The layers multiply. Better prompts give you better starting points. Better refinement loops turn those into finished work. If your first-pass output is 70% correct, one refinement pass gets you to 95%.

But here's what matters: Poetiq built their meta-system before Gemini 3 and GPT-5.1 existed. When those models dropped, they integrated them within hours and set new records. Cursor's harness engineering extracted 30% more performance from Codex than a basic integration would. The calibrated harness extracts more value from new models than basic wrappers do.

That's compound calibration at the scaffold layer. Build it once, multiply value with every model upgrade. While teams debate which model is best this week, calibrated systems get better with each release automatically.

Where Effort Goes

Most teams are waiting for the next model. They're switching between providers. They're treating the model as the product and the harness as plumbing.

The CORE-Bench team at Princeton discovered this the hard way. Sayash Kapoor and colleagues built their leaderboard assuming models and scaffolds could be swapped independently. Then they found the same model scores 42% or 78% depending on harness choice. They're now rethinking their entire evaluation approach.

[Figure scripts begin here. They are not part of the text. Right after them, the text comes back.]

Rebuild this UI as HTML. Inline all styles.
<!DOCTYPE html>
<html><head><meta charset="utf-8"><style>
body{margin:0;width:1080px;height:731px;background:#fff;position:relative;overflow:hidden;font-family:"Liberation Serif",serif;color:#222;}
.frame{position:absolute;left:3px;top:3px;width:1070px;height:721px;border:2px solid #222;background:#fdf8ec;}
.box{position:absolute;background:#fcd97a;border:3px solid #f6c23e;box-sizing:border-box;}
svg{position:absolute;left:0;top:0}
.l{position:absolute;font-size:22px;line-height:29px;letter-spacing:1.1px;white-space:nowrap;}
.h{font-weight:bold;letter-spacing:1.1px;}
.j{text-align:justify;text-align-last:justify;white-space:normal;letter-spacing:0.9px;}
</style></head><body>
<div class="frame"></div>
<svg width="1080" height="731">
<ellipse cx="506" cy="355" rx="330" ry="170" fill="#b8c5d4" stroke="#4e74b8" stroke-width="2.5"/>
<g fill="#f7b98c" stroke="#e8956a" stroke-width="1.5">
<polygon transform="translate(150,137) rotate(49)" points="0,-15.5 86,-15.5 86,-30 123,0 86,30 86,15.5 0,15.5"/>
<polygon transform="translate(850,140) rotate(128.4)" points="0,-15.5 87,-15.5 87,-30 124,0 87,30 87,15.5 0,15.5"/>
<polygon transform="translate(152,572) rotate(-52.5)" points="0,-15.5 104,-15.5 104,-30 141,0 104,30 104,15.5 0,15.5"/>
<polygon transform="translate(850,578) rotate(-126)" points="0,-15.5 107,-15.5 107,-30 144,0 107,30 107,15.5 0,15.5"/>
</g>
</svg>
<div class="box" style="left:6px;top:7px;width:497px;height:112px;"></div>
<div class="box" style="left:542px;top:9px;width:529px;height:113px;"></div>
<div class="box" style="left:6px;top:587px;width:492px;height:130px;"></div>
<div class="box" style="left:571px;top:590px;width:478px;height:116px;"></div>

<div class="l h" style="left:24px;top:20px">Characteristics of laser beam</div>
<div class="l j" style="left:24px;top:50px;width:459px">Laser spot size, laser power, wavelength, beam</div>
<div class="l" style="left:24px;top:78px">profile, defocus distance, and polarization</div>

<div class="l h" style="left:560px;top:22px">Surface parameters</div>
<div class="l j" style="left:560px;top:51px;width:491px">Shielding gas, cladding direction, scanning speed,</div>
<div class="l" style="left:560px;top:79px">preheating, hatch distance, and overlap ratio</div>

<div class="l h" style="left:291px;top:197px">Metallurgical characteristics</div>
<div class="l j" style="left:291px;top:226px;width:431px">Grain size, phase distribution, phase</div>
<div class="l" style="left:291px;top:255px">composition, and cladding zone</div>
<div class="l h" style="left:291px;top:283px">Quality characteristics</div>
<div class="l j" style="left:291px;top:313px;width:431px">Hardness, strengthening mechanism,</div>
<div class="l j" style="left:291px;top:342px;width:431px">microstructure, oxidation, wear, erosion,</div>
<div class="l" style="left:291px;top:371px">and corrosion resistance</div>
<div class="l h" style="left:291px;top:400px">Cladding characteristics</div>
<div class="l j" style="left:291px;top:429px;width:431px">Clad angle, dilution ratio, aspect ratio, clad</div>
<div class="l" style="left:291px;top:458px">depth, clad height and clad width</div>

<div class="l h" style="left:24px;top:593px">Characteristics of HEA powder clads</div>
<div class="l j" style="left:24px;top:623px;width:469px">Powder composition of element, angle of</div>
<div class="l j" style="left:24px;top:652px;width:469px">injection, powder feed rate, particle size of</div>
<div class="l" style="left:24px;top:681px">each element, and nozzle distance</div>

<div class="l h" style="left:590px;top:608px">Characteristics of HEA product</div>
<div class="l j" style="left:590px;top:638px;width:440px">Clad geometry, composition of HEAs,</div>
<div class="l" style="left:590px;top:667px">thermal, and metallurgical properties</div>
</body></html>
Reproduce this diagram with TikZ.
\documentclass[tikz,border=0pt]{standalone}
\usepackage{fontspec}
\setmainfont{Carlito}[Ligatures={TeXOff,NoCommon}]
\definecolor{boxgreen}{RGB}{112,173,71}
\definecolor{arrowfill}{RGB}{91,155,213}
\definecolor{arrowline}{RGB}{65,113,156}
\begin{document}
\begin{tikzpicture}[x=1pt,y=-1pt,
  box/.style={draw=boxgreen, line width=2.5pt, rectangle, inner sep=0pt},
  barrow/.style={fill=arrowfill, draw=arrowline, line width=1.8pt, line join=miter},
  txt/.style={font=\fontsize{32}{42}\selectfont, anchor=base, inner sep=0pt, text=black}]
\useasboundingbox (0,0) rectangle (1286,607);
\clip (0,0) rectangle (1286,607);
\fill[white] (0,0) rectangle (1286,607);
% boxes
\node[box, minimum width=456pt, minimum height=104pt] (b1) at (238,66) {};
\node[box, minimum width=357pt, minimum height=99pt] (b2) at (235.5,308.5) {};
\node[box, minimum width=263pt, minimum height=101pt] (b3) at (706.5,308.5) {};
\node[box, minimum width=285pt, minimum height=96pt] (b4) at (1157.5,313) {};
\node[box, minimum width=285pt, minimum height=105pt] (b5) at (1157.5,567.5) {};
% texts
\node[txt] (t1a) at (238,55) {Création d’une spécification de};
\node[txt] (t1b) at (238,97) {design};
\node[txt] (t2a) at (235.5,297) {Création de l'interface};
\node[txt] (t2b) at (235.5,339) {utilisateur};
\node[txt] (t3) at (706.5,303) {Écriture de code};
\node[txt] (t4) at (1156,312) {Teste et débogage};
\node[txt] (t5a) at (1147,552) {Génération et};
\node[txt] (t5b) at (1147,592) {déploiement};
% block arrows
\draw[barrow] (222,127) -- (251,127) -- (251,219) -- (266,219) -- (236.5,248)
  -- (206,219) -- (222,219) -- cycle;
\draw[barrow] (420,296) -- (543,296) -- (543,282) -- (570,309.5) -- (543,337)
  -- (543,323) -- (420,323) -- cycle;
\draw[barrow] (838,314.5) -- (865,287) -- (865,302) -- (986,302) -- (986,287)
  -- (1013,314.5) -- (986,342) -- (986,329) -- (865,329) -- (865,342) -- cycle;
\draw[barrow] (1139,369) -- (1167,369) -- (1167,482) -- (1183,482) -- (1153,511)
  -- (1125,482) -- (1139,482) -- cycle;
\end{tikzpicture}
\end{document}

Cursor's experience shows this at production scale. Each new model requires specific harness tuning. The team measures success rates, tracks tool calling patterns, adjusts instructions based on internal evals. When they found Codex wouldn't call their lint tool without explicit instructions, they added them. When they discovered reasoning traces mattered, they built alerting to preserve them.

This is continuous calibration work. Not one-time setup.

The models are becoming commodity. The wrappers are differentiation. And most engineering effort is going toward model evaluation instead of scaffold calibration.

You can see this in how products feel. Claude Code doesn't feel better than a basic chatbot because Opus 4.5 is smarter than other models. It feels better because it iterates, debugs, and validates systematically. Cursor doesn't feel better because GPT-5.1-Codex is a superior model. It feels better because the harness preserves reasoning traces and tunes tool calling. The model capabilities enable it. The scaffold design creates the experience.

Start tracking this. When something works well, ask: is this the model or the harness? When you're impressed by a demo, figure out what's doing the work. It's usually not just prompt quality or model choice. It's how outputs are refined, how tools are orchestrated, how verification runs.

The teams building real moats are calibrating at this layer. They're engineering refinement loops, critique systems, and orchestration. When the next model drops, their systems automatically extract more value from it than competitors who are still evaluating which model to use.

Model releases get the attention. The harness layer is where the compounding happens. Build there.